>>>>> On Fri, 20 May 2005 13:47:25 -0400, 
>>>>> Thomas Narten <[EMAIL PROTECTED]> said:

> That is, vendors always implement additional knobs/whistles as they
> see fit. The IETF doesn't need to account for all of those.

> What we our specs do need to support is not disallowing behavior that
> it might make sense to allow for, and that doesn't negatively impact
> interoperability and such.

> The above should be perfectly consistent with our existing specs. Do
> you (or others) feel otherwise?
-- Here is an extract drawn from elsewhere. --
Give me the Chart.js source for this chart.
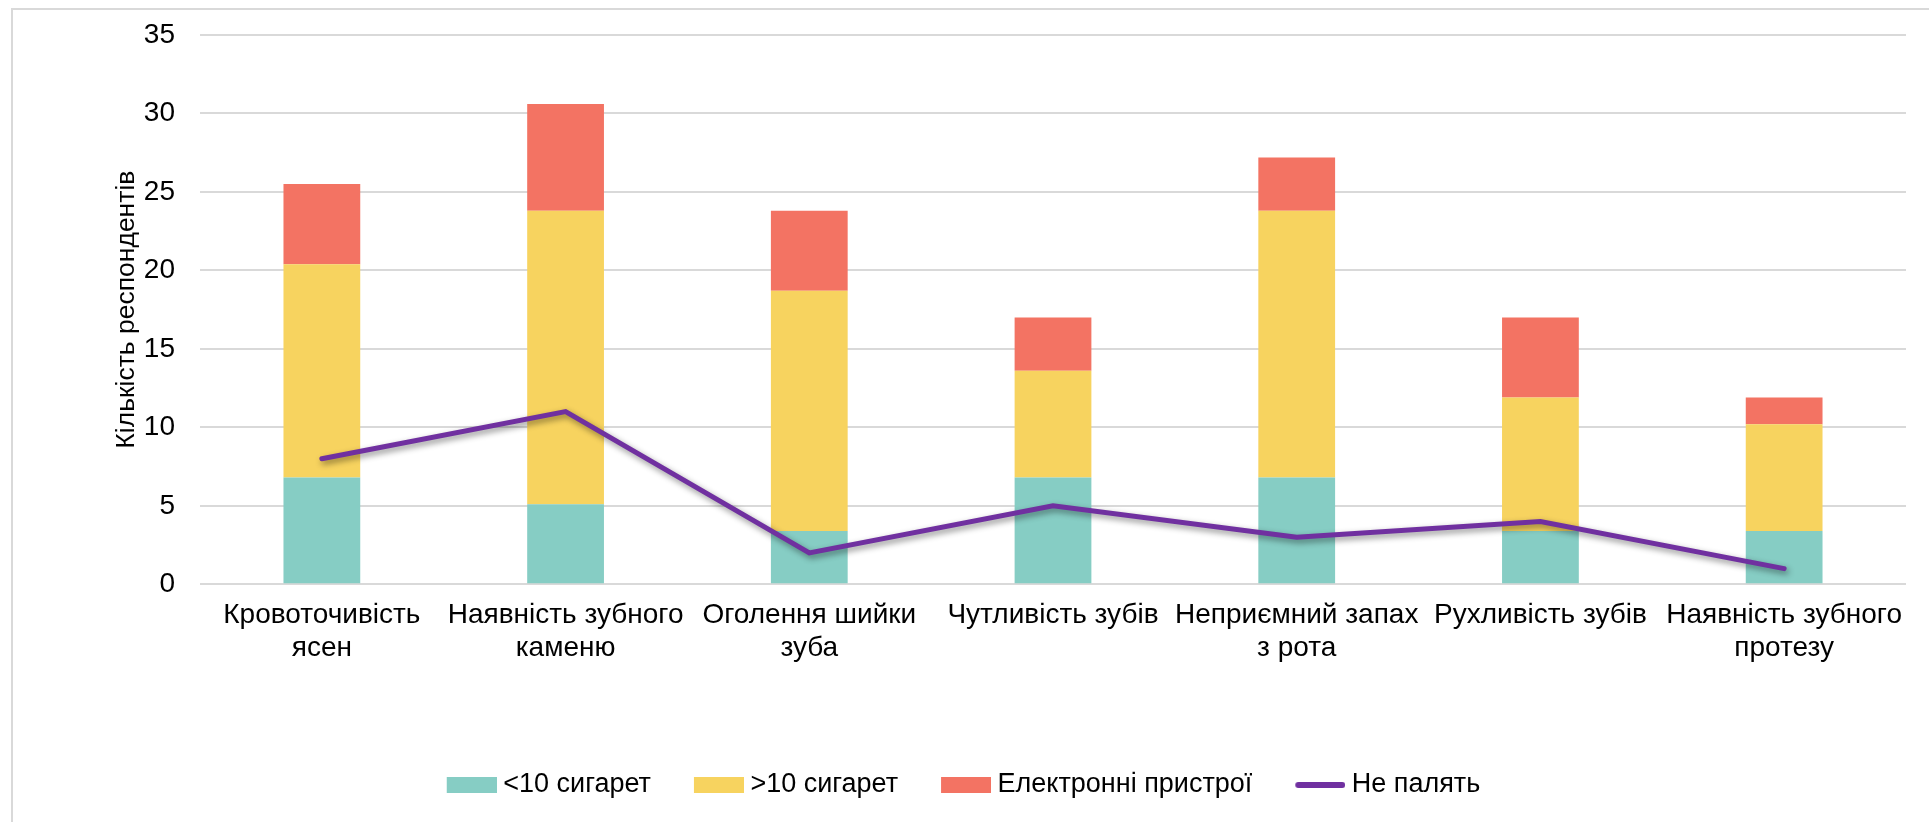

I.e., is the above not allowed by our
> specs?

(Perhaps it's not wise to continue this thread while we are in the
separate "meta" thread, but)

I believe we've basically agreed on each technical point (e.g.,
whether a host can perform DHCPv6 based on its decision/policy even if
the corresponding M/O flag is off; the answer is "it can").  The real
point in this thread is, at least to me, as follows:

It's the fact that people have actually been confused about these
points.  We now know the answers to the questions, but I'm quite sure
new implementors will ask the same questions in the future, since most
of the background rationale is implicit, e.g., "this is valid since no
specification explicitly prohibits it", and we'll continue answering
the questions by saying "yes, it's valid because no specification
explicitly prohibits it".

I don't know if such confusion is just usual in the IETF
specifications or there is something special for the M/O flags and
DHCPv6 case, due to, for example, partly overwrapping functionality of
"Host Configuration Behavior (full RFC3315)" and "Configuration
Information Behavior (RFC3736 subset)" or other complexity you
mentioned in the other thread.

I personally think this is the latter case, and it makes sense to
clarify these points explicitly in order to help future implementors
(and ourselves by avoiding seeing/answering the same questions again
and again).  If I don't misunderstand him, Ralph also seems to think
some clarification is useful.

On the other hand, you and some other guys seem to regard this as a
usual case which does not require explicit clarification.  If this
group is the majority, I won't fight against it; at least I now know
the answers to the questions, so (hopefully) I won't be confused any
more:-)

                                        JINMEI, Tatuya
                                        Communication Platform Lab.
                                        Corporate R&D Center, Toshiba Corp.